I love the mixture of creaminess, sweetness and a bit of a tang you get with fruit curds. So I thought I’d get a wee bit festive and make this cranberry and orange curd. It’s something different to use up those cranberries and perfect on your toast on Christmas morning.
Christmas Cranberry Curd
Okay gang it is the run up to Christmas so let’s get this party started with some ideas for gorgeous gifts, and you know me, these just have to be foodie!
What could be better than this Christmas Cranberry Curd. If you always think of curd as being of the lemon variety then this one will get your taste buts all a tingling!
I bought a huge batch of cranberries the other day. I just love their colour and can’t resist when I see them in the shops, it’s a case of ‘Wayhey Christmas is coming’.
So anyway I trotted home with my berries and thought I would play around with something different to make with them instead of my usual cranberry sauce.
Ingredients for cranberry and orange curd
There are only a few ingredients for this super tasty and festive curd, five in fact;
Cranberries (you can use fresh or frozen cranberries)
Oranges (if they are of the standard waxed kind then give them a jolly good scrub in soapy hot water, rinse thoroughly and dry to remove the wax coating)
Eggs, free-range is best of course!
Sugar – use white sugar here not brown sugar of any type as you don’t want that caramel taste in this curd.
How to make cranberry and orange curd
Zest the orange and squeeze out the juice. Remember to avoid that bitter white pith when you are grating the zest off the orange.
cook the cranberries in the orange juice with the zest until the cranberries break down and go mushy.
Attack with a blending wand or pour into your blender to turn this juicy berry goodness into a fruit pulp.
Now pour this into a Bain Marie (bowl over a pot of simmering water with the bubbles not actually touching the base of the bowl and add the sugar and butter and let those dissolve.
Add the eggs and stir them into the mixture. Keep stirring and this will come together and thicken to a creamy consistancy as your cranberry curd.
Ladle into sterilised jars. The curd will set up as it cools so don’t panic about it not being solid right away.
How long does homemade curd keep?
Curds aren’t really preserves at all in the true sense of the word. While they sit alongside jams and jelly in the supermarket they don’t have the same shelf life when made at home.

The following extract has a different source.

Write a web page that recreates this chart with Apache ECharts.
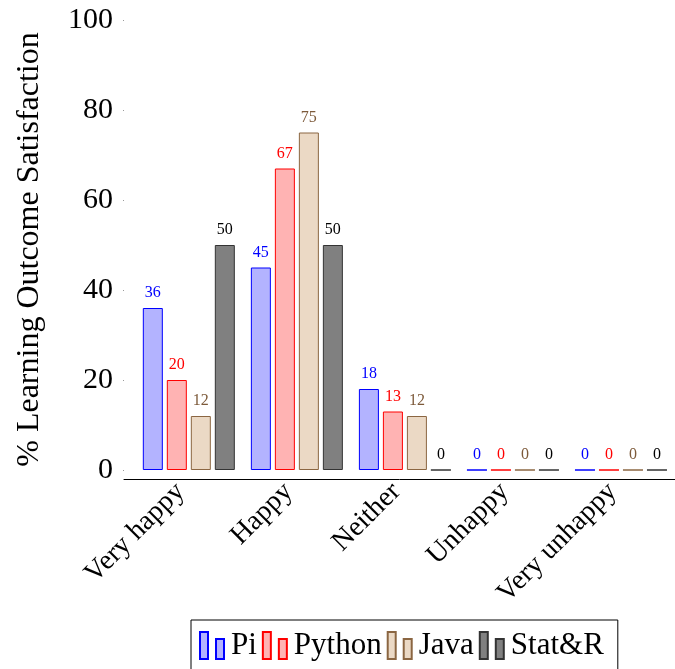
<!DOCTYPE html>
<html>
<head>
<meta charset="utf-8">
<script src="https://cdn.jsdelivr.net/npm/echarts@6/dist/echarts.min.js"></script>
<style>
  html, body { margin: 0; padding: 0; background: #fff; }
  #chart { width: 675px; height: 669px; }
</style>
</head>
<body>
<div id="chart"></div>
<script>
const categories = ['Very happy', 'Happy', 'Neither', 'Unhappy', 'Very unhappy']
const piValues = [36, 45, 18, 0, 0]
const pythonValues = [20, 67, 13, 0, 0]
const javaValues = [12, 75, 12, 0, 0]
const statRValues = [50, 50, 0, 0, 0]
const yTicks = [0, 20, 40, 60, 80, 100]

const font = 'Liberation Serif'
// two little bars, like the pgfplots ybar legend image
const legendIcon = 'path://M0,0 h8 v27 h-8 Z M16,7 h8 v20 h-8 Z'

function makeSeries(name, values, fill, border, labelColor) {
  return {
    name: name,
    type: 'bar',
    barWidth: 20,
    barGap: '20%',
    data: values.map((v, i) => [i, v]),
    itemStyle: { color: fill, borderColor: border, borderWidth: 1 },
    label: {
      show: true,
      position: 'top',
      distance: 7,
      color: labelColor,
      fontFamily: font,
      fontSize: 16,
      formatter: p => p.value[1]
    },
    animation: false
  }
}

const chart = echarts.init(document.getElementById('chart'))
chart.setOption({
  textStyle: { fontFamily: font, color: '#000' },
  grid: { left: 124, right: 0, top: 20, bottom: 190 },
  legend: {
    left: 191,
    top: 620,
    padding: [10, 14, 10, 8],
    borderColor: '#000',
    borderWidth: 1,
    itemWidth: 24,
    itemHeight: 27,
    itemGap: 5,
    icon: legendIcon,
    textStyle: { fontFamily: font, fontSize: 31, color: '#000', padding: [0, 0, 0, 2] },
    data: ['Pi', 'Python', 'Java', 'Stat&R']
  },
  xAxis: {
    type: 'value',
    min: -0.6,
    max: 4.5,
    axisLine: { show: true, onZero: false, lineStyle: { color: '#000', width: 1 } },
    axisTick: { show: false },
    splitLine: { show: false },
    axisLabel: {
      customValues: [0, 1, 2, 3, 4],
      formatter: v => categories[Math.round(v)],
      rotate: 45,
      margin: 0,
      padding: [0, 12, 0, 0],
      fontFamily: font,
      fontSize: 28,
      color: '#000'
    }
  },
  yAxis: {
    type: 'value',
    min: -2,
    max: 100,
    name: '% Learning Outcome Satisfaction',
    nameLocation: 'middle',
    nameGap: 78,
    nameTextStyle: { fontFamily: font, fontSize: 32, color: '#000' },
    axisLine: { show: false, onZero: false },
    axisTick: { show: true, customValues: yTicks, length: 1, lineStyle: { color: '#999' } },
    splitLine: { show: false },
    axisLabel: {
      customValues: yTicks,
      margin: 11,
      fontFamily: font,
      fontSize: 30,
      color: '#000'
    }
  },
  series: [
    makeSeries('Pi', piValues, '#b3b3ff', '#0000ff', '#0000ff'),
    makeSeries('Python', pythonValues, '#ffb3b3', '#ff0000', '#ff0000'),
    makeSeries('Java', javaValues, '#ebd9c5', '#8b6642', '#7d5a3a'),
    makeSeries('Stat&R', statRValues, '#808080', '#333333', '#000000')
  ]
})
</script>
</body>
</html>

Store curd in the fridge in sealed jars for up to 2 months. However, once jar is opened it must be used up within 2 weeks. It tastes so delicious mine never lasts long anyway!
Can you freeze cranberry curd? Yes, you can. Just spoon it into freezer-proof bags or little plastic boxes or jars (leave about 1cm head space for expansion), label and pop it in the freezer for up to a year. Defrost thoroughly before use.
How to make the most of this cranberry curd
On toast for breakfast or with croissants too, what better way to start Christmas morning than with cranberry curd on your toast!
Stirred into Greek yogurt or swirled through ice-cream
As a filling for sponge cakes or tarts. Cranberry curd tarts would be perfect as a change from the usual mince pies on your festive tea table.
Slathered on a scone with cream on top, yessss!
Stirred into cream cheese with sugar as a cake frosting.
Need more help with curd making?
Then check out my How To Make Cool Curds page for full information on how to make these simple sweet treats.
You can make curds out of any juicy fruit. From lemons and limes to oranges, pineapple and cherries. Here are some of my favourite fruit curd recipes.
PS – Here are some other cranberry recipes you might like to try;
Finally, if you do try this recipe don’t forget to leave a comment/star rating below as I just love to hear from readers. Want more Larder Love? Then follow me on Instagram, Facebook, Pinterest and Twitter and sign up for my newsletter too of course.
Christmas Cranberry And Orange Curd
- 300 g cranberries
- 2 oranges the zest and the juice which should be about 100ml/3 1/2fl oz
- 4 eggs beaten
- 125 g unsalted butter
- 450 g caster sugar
- Put the berries, grated zest of the orange (avoiding the bitter white pith) and the orange juice in a pan and bring to the boil. Reduce heat and simmer until the berries are soft and mushy.
- Whizz with blending wand or carefully pour into a blender.
- You can pour this back in the pan and add the other ingredients that way, but to be honest I prefer to set a bowl over a pan of bubbling water (a double boiler) as I feel it means I have a bit more control over the eggs when adding them.
- So I pour my smooth berry and juice/zest mixture into my double boiler bowl and add the sugar and butter and stir until they have dissolved.
- Now comes the bit that always scares people about making curds, adding the eggs. Don’t panic, just add the beaten eggs to your mixture and
- keep stirring, , that is the key to making a curd. Stir your mixture until it thickens up.
- Spoon into sterilised jars, cover with a waxed paper disc and pop on a lid.